## [Information provided]
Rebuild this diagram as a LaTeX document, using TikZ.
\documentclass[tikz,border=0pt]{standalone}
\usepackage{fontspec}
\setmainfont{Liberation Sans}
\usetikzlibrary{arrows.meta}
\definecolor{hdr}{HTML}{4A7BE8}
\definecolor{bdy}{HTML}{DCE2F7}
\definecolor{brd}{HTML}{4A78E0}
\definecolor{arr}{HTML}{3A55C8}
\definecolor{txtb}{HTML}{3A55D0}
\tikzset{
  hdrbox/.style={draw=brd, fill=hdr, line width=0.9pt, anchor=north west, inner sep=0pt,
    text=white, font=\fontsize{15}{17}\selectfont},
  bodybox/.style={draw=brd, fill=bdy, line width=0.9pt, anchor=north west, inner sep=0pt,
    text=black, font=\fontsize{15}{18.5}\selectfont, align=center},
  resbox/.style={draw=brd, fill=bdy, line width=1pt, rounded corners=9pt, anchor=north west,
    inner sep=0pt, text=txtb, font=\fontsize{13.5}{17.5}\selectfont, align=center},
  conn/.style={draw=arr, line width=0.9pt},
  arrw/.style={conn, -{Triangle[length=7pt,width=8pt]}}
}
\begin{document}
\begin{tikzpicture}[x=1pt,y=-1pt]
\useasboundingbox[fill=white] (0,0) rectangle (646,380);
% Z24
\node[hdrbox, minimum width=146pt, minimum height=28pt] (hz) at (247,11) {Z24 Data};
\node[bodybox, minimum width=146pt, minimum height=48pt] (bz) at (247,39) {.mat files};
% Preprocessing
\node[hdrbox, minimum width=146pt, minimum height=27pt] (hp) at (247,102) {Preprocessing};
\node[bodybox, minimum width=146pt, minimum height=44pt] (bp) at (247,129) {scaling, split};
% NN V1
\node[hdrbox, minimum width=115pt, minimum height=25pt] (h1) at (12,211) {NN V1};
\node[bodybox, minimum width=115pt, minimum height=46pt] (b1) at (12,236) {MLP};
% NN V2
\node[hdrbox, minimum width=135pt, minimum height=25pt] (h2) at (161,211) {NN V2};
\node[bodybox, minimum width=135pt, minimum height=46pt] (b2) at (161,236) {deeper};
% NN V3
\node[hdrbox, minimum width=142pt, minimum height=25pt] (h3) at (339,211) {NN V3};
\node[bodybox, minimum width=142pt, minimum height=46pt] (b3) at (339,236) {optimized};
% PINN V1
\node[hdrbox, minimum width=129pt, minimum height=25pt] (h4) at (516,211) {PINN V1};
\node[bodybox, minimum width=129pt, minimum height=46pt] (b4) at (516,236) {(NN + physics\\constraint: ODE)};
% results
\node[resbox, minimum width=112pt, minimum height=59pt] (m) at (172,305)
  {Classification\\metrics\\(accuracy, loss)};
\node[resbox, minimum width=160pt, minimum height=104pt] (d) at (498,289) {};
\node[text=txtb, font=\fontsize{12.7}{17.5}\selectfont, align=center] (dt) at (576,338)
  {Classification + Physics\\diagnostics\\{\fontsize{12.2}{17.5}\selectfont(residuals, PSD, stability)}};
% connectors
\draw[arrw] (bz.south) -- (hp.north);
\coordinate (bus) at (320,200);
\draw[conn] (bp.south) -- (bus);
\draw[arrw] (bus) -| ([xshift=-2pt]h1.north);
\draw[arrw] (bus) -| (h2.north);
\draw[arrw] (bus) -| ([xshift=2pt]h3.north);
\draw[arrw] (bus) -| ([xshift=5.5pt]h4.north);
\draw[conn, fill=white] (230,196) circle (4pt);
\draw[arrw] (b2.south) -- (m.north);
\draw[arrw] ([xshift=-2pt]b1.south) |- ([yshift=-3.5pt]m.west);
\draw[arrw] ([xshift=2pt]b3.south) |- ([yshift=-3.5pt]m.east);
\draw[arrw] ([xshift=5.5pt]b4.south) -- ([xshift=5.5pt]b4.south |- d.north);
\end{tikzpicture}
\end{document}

## [Short task]
Copy out the whole listing, exactly as written.

## [Answer to the problem]
Rebuild this diagram as a LaTeX document, using TikZ.
\documentclass[tikz,border=0pt]{standalone}
\usepackage{fontspec}
\setmainfont{Liberation Sans}
\usetikzlibrary{arrows.meta}
\definecolor{hdr}{HTML}{4A7BE8}
\definecolor{bdy}{HTML}{DCE2F7}
\definecolor{brd}{HTML}{4A78E0}
\definecolor{arr}{HTML}{3A55C8}
\definecolor{txtb}{HTML}{3A55D0}
\tikzset{
  hdrbox/.style={draw=brd, fill=hdr, line width=0.9pt, anchor=north west, inner sep=0pt,
    text=white, font=\fontsize{15}{17}\selectfont},
  bodybox/.style={draw=brd, fill=bdy, line width=0.9pt, anchor=north west, inner sep=0pt,
    text=black, font=\fontsize{15}{18.5}\selectfont, align=center},
  resbox/.style={draw=brd, fill=bdy, line width=1pt, rounded corners=9pt, anchor=north west,
    inner sep=0pt, text=txtb, font=\fontsize{13.5}{17.5}\selectfont, align=center},
  conn/.style={draw=arr, line width=0.9pt},
  arrw/.style={conn, -{Triangle[length=7pt,width=8pt]}}
}
\begin{document}
\begin{tikzpicture}[x=1pt,y=-1pt]
\useasboundingbox[fill=white] (0,0) rectangle (646,380);
% Z24
\node[hdrbox, minimum width=146pt, minimum height=28pt] (hz) at (247,11) {Z24 Data};
\node[bodybox, minimum width=146pt, minimum height=48pt] (bz) at (247,39) {.mat files};
% Preprocessing
\node[hdrbox, minimum width=146pt, minimum height=27pt] (hp) at (247,102) {Preprocessing};
\node[bodybox, minimum width=146pt, minimum height=44pt] (bp) at (247,129) {scaling, split};
% NN V1
\node[hdrbox, minimum width=115pt, minimum height=25pt] (h1) at (12,211) {NN V1};
\node[bodybox, minimum width=115pt, minimum height=46pt] (b1) at (12,236) {MLP};
% NN V2
\node[hdrbox, minimum width=135pt, minimum height=25pt] (h2) at (161,211) {NN V2};
\node[bodybox, minimum width=135pt, minimum height=46pt] (b2) at (161,236) {deeper};
% NN V3
\node[hdrbox, minimum width=142pt, minimum height=25pt] (h3) at (339,211) {NN V3};
\node[bodybox, minimum width=142pt, minimum height=46pt] (b3) at (339,236) {optimized};
% PINN V1
\node[hdrbox, minimum width=129pt, minimum height=25pt] (h4) at (516,211) {PINN V1};
\node[bodybox, minimum width=129pt, minimum height=46pt] (b4) at (516,236) {(NN + physics\\constraint: ODE)};
% results
\node[resbox, minimum width=112pt, minimum height=59pt] (m) at (172,305)
  {Classification\\metrics\\(accuracy, loss)};
\node[resbox, minimum width=160pt, minimum height=104pt] (d) at (498,289) {};
\node[text=txtb, font=\fontsize{12.7}{17.5}\selectfont, align=center] (dt) at (576,338)
  {Classification + Physics\\diagnostics\\{\fontsize{12.2}{17.5}\selectfont(residuals, PSD, stability)}};
% connectors
\draw[arrw] (bz.south) -- (hp.north);
\coordinate (bus) at (320,200);
\draw[conn] (bp.south) -- (bus);
\draw[arrw] (bus) -| ([xshift=-2pt]h1.north);
\draw[arrw] (bus) -| (h2.north);
\draw[arrw] (bus) -| ([xshift=2pt]h3.north);
\draw[arrw] (bus) -| ([xshift=5.5pt]h4.north);
\draw[conn, fill=white] (230,196) circle (4pt);
\draw[arrw] (b2.south) -- (m.north);
\draw[arrw] ([xshift=-2pt]b1.south) |- ([yshift=-3.5pt]m.west);
\draw[arrw] ([xshift=2pt]b3.south) |- ([yshift=-3.5pt]m.east);
\draw[arrw] ([xshift=5.5pt]b4.south) -- ([xshift=5.5pt]b4.south |- d.north);
\end{tikzpicture}
\end{document}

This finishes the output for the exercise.